Write out the entire listing below exactly, with the pictures left out.
* begin Entries provided *
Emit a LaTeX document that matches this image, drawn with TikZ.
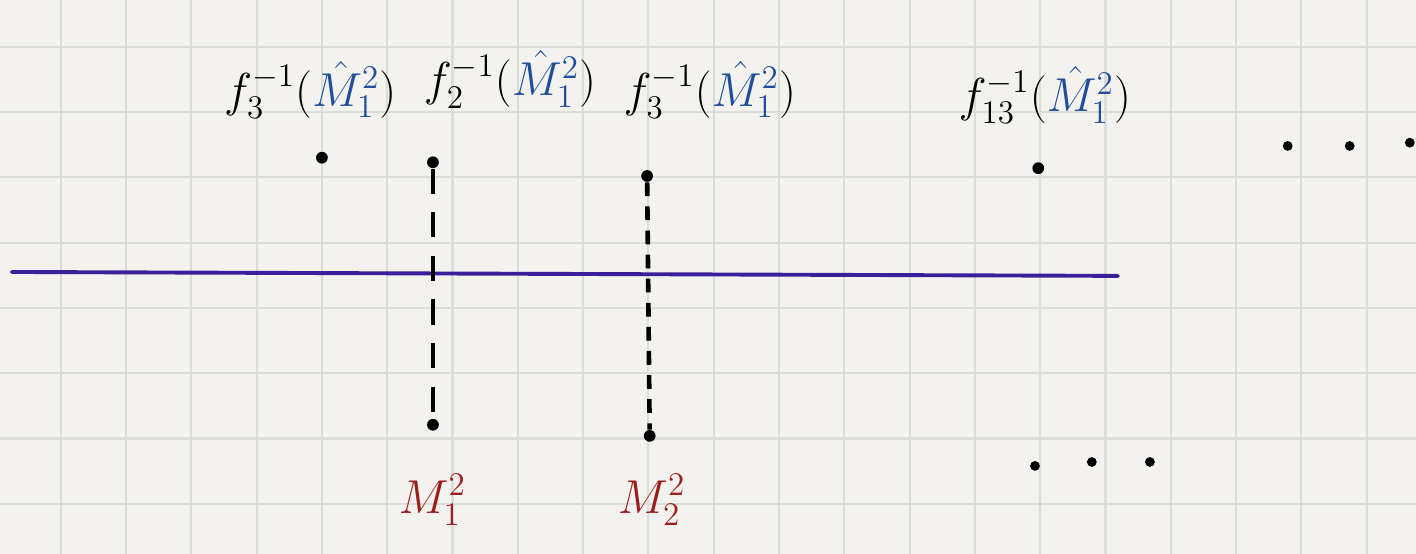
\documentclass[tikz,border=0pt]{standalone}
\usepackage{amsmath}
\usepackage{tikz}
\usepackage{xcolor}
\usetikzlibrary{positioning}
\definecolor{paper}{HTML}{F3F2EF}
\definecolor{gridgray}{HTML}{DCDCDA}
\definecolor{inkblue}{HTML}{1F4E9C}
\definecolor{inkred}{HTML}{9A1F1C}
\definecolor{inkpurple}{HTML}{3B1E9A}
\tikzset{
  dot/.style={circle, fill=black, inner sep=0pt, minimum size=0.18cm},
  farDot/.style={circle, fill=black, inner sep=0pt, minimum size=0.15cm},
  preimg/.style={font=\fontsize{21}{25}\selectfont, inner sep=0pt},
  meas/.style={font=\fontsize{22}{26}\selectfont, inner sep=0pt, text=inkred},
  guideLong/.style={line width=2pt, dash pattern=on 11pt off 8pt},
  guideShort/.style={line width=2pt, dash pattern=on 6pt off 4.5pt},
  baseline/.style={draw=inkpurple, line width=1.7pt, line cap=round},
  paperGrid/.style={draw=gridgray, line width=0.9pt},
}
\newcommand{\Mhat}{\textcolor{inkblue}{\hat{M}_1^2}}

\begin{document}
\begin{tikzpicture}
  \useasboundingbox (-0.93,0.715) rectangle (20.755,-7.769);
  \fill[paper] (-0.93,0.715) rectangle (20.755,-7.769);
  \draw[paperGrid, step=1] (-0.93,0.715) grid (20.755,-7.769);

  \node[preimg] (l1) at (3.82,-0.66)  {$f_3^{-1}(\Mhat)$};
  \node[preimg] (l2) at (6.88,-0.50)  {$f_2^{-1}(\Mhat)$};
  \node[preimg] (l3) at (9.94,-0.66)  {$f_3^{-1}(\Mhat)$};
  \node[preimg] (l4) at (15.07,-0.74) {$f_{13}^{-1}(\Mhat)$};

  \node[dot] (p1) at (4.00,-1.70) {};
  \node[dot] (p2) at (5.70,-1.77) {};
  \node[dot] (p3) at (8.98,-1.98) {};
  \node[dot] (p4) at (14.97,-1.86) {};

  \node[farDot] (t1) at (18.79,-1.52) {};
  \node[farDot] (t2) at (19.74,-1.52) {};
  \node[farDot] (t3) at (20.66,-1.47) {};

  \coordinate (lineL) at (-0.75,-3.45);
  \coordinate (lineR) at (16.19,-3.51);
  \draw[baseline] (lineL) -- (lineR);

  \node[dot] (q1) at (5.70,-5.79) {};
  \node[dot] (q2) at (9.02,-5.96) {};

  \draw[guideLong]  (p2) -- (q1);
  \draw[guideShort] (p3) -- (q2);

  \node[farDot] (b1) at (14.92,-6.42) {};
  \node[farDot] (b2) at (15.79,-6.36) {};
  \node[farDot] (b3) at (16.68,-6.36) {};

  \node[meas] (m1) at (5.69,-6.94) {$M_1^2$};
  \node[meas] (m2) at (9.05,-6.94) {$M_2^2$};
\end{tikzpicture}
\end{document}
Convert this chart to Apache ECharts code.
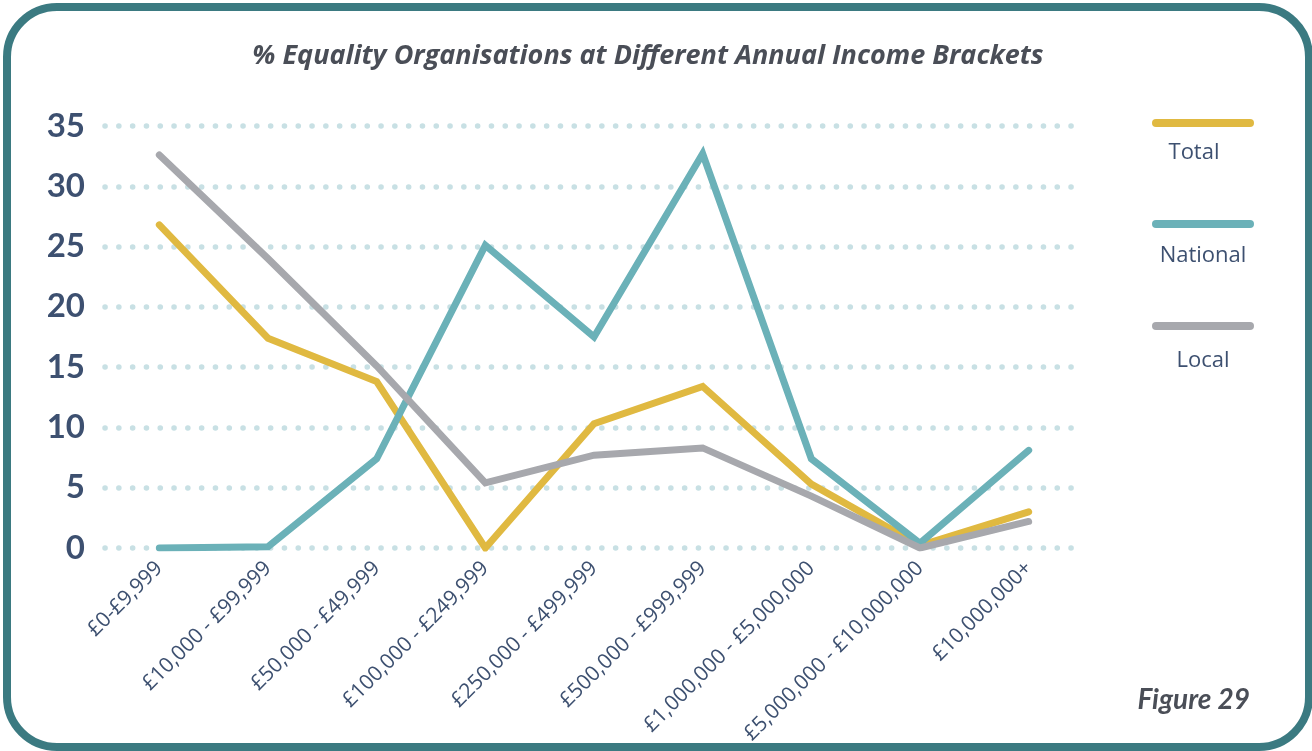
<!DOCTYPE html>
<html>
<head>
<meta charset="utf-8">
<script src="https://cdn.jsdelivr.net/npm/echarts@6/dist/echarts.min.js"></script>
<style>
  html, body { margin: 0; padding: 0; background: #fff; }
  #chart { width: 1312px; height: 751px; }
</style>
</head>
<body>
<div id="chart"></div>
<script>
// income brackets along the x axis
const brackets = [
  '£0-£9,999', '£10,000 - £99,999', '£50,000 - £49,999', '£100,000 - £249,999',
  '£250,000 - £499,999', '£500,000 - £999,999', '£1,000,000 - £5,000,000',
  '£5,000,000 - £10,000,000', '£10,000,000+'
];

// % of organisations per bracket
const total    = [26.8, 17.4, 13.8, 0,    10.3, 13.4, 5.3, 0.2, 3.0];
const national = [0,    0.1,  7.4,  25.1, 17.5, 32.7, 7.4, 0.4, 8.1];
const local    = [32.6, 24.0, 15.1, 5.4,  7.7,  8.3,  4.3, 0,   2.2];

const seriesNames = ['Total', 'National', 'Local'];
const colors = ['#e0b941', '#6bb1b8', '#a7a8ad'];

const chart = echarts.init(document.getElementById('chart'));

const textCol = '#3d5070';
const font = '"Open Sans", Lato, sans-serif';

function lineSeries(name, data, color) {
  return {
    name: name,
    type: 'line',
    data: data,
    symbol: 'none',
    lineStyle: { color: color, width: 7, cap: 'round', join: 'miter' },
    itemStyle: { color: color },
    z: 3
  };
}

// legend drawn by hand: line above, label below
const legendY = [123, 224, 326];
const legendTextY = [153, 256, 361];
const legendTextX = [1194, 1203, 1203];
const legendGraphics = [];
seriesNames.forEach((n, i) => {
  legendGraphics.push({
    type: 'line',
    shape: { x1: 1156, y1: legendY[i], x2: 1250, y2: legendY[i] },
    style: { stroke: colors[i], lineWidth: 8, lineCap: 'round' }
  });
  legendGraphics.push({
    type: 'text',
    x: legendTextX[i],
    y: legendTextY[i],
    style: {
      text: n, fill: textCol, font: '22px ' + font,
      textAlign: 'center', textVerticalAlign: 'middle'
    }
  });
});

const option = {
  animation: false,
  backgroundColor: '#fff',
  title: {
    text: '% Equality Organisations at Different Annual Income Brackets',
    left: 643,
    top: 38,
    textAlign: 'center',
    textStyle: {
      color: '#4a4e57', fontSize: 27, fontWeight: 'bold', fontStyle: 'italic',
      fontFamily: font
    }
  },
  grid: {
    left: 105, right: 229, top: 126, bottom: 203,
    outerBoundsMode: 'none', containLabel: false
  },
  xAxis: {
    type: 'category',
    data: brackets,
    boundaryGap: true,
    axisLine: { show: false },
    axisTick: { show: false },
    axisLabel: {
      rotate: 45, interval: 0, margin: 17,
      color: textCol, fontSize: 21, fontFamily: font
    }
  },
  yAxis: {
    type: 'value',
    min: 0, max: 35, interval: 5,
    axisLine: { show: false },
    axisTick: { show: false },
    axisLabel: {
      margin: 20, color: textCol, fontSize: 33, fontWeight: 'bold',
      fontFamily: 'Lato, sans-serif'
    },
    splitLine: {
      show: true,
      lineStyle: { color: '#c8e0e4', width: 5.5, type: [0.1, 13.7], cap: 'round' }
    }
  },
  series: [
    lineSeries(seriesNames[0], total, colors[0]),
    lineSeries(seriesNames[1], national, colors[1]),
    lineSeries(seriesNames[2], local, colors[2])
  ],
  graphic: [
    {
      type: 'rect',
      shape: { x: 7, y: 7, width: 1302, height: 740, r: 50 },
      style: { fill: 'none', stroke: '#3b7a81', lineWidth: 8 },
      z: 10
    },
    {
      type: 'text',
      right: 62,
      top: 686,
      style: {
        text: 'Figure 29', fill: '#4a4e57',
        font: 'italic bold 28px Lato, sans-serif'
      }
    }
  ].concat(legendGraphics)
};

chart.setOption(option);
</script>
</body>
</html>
* end Entries provided *
**Final result**
Emit a LaTeX document that matches this image, drawn with TikZ.
\documentclass[tikz,border=0pt]{standalone}
\usepackage{amsmath}
\usepackage{tikz}
\usepackage{xcolor}
\usetikzlibrary{positioning}
\definecolor{paper}{HTML}{F3F2EF}
\definecolor{gridgray}{HTML}{DCDCDA}
\definecolor{inkblue}{HTML}{1F4E9C}
\definecolor{inkred}{HTML}{9A1F1C}
\definecolor{inkpurple}{HTML}{3B1E9A}
\tikzset{
  dot/.style={circle, fill=black, inner sep=0pt, minimum size=0.18cm},
  farDot/.style={circle, fill=black, inner sep=0pt, minimum size=0.15cm},
  preimg/.style={font=\fontsize{21}{25}\selectfont, inner sep=0pt},
  meas/.style={font=\fontsize{22}{26}\selectfont, inner sep=0pt, text=inkred},
  guideLong/.style={line width=2pt, dash pattern=on 11pt off 8pt},
  guideShort/.style={line width=2pt, dash pattern=on 6pt off 4.5pt},
  baseline/.style={draw=inkpurple, line width=1.7pt, line cap=round},
  paperGrid/.style={draw=gridgray, line width=0.9pt},
}
\newcommand{\Mhat}{\textcolor{inkblue}{\hat{M}_1^2}}

\begin{document}
\begin{tikzpicture}
  \useasboundingbox (-0.93,0.715) rectangle (20.755,-7.769);
  \fill[paper] (-0.93,0.715) rectangle (20.755,-7.769);
  \draw[paperGrid, step=1] (-0.93,0.715) grid (20.755,-7.769);

  \node[preimg] (l1) at (3.82,-0.66)  {$f_3^{-1}(\Mhat)$};
  \node[preimg] (l2) at (6.88,-0.50)  {$f_2^{-1}(\Mhat)$};
  \node[preimg] (l3) at (9.94,-0.66)  {$f_3^{-1}(\Mhat)$};
  \node[preimg] (l4) at (15.07,-0.74) {$f_{13}^{-1}(\Mhat)$};

  \node[dot] (p1) at (4.00,-1.70) {};
  \node[dot] (p2) at (5.70,-1.77) {};
  \node[dot] (p3) at (8.98,-1.98) {};
  \node[dot] (p4) at (14.97,-1.86) {};

  \node[farDot] (t1) at (18.79,-1.52) {};
  \node[farDot] (t2) at (19.74,-1.52) {};
  \node[farDot] (t3) at (20.66,-1.47) {};

  \coordinate (lineL) at (-0.75,-3.45);
  \coordinate (lineR) at (16.19,-3.51);
  \draw[baseline] (lineL) -- (lineR);

  \node[dot] (q1) at (5.70,-5.79) {};
  \node[dot] (q2) at (9.02,-5.96) {};

  \draw[guideLong]  (p2) -- (q1);
  \draw[guideShort] (p3) -- (q2);

  \node[farDot] (b1) at (14.92,-6.42) {};
  \node[farDot] (b2) at (15.79,-6.36) {};
  \node[farDot] (b3) at (16.68,-6.36) {};

  \node[meas] (m1) at (5.69,-6.94) {$M_1^2$};
  \node[meas] (m2) at (9.05,-6.94) {$M_2^2$};
\end{tikzpicture}
\end{document}
Convert this chart to Apache ECharts code.
<!DOCTYPE html>
<html>
<head>
<meta charset="utf-8">
<script src="https://cdn.jsdelivr.net/npm/echarts@6/dist/echarts.min.js"></script>
<style>
  html, body { margin: 0; padding: 0; background: #fff; }
  #chart { width: 1312px; height: 751px; }
</style>
</head>
<body>
<div id="chart"></div>
<script>
// income brackets along the x axis
const brackets = [
  '£0-£9,999', '£10,000 - £99,999', '£50,000 - £49,999', '£100,000 - £249,999',
  '£250,000 - £499,999', '£500,000 - £999,999', '£1,000,000 - £5,000,000',
  '£5,000,000 - £10,000,000', '£10,000,000+'
];

// % of organisations per bracket
const total    = [26.8, 17.4, 13.8, 0,    10.3, 13.4, 5.3, 0.2, 3.0];
const national = [0,    0.1,  7.4,  25.1, 17.5, 32.7, 7.4, 0.4, 8.1];
const local    = [32.6, 24.0, 15.1, 5.4,  7.7,  8.3,  4.3, 0,   2.2];

const seriesNames = ['Total', 'National', 'Local'];
const colors = ['#e0b941', '#6bb1b8', '#a7a8ad'];

const chart = echarts.init(document.getElementById('chart'));

const textCol = '#3d5070';
const font = '"Open Sans", Lato, sans-serif';

function lineSeries(name, data, color) {
  return {
    name: name,
    type: 'line',
    data: data,
    symbol: 'none',
    lineStyle: { color: color, width: 7, cap: 'round', join: 'miter' },
    itemStyle: { color: color },
    z: 3
  };
}

// legend drawn by hand: line above, label below
const legendY = [123, 224, 326];
const legendTextY = [153, 256, 361];
const legendTextX = [1194, 1203, 1203];
const legendGraphics = [];
seriesNames.forEach((n, i) => {
  legendGraphics.push({
    type: 'line',
    shape: { x1: 1156, y1: legendY[i], x2: 1250, y2: legendY[i] },
    style: { stroke: colors[i], lineWidth: 8, lineCap: 'round' }
  });
  legendGraphics.push({
    type: 'text',
    x: legendTextX[i],
    y: legendTextY[i],
    style: {
      text: n, fill: textCol, font: '22px ' + font,
      textAlign: 'center', textVerticalAlign: 'middle'
    }
  });
});

const option = {
  animation: false,
  backgroundColor: '#fff',
  title: {
    text: '% Equality Organisations at Different Annual Income Brackets',
    left: 643,
    top: 38,
    textAlign: 'center',
    textStyle: {
      color: '#4a4e57', fontSize: 27, fontWeight: 'bold', fontStyle: 'italic',
      fontFamily: font
    }
  },
  grid: {
    left: 105, right: 229, top: 126, bottom: 203,
    outerBoundsMode: 'none', containLabel: false
  },
  xAxis: {
    type: 'category',
    data: brackets,
    boundaryGap: true,
    axisLine: { show: false },
    axisTick: { show: false },
    axisLabel: {
      rotate: 45, interval: 0, margin: 17,
      color: textCol, fontSize: 21, fontFamily: font
    }
  },
  yAxis: {
    type: 'value',
    min: 0, max: 35, interval: 5,
    axisLine: { show: false },
    axisTick: { show: false },
    axisLabel: {
      margin: 20, color: textCol, fontSize: 33, fontWeight: 'bold',
      fontFamily: 'Lato, sans-serif'
    },
    splitLine: {
      show: true,
      lineStyle: { color: '#c8e0e4', width: 5.5, type: [0.1, 13.7], cap: 'round' }
    }
  },
  series: [
    lineSeries(seriesNames[0], total, colors[0]),
    lineSeries(seriesNames[1], national, colors[1]),
    lineSeries(seriesNames[2], local, colors[2])
  ],
  graphic: [
    {
      type: 'rect',
      shape: { x: 7, y: 7, width: 1302, height: 740, r: 50 },
      style: { fill: 'none', stroke: '#3b7a81', lineWidth: 8 },
      z: 10
    },
    {
      type: 'text',
      right: 62,
      top: 686,
      style: {
        text: 'Figure 29', fill: '#4a4e57',
        font: 'italic bold 28px Lato, sans-serif'
      }
    }
  ].concat(legendGraphics)
};

chart.setOption(option);
</script>
</body>
</html>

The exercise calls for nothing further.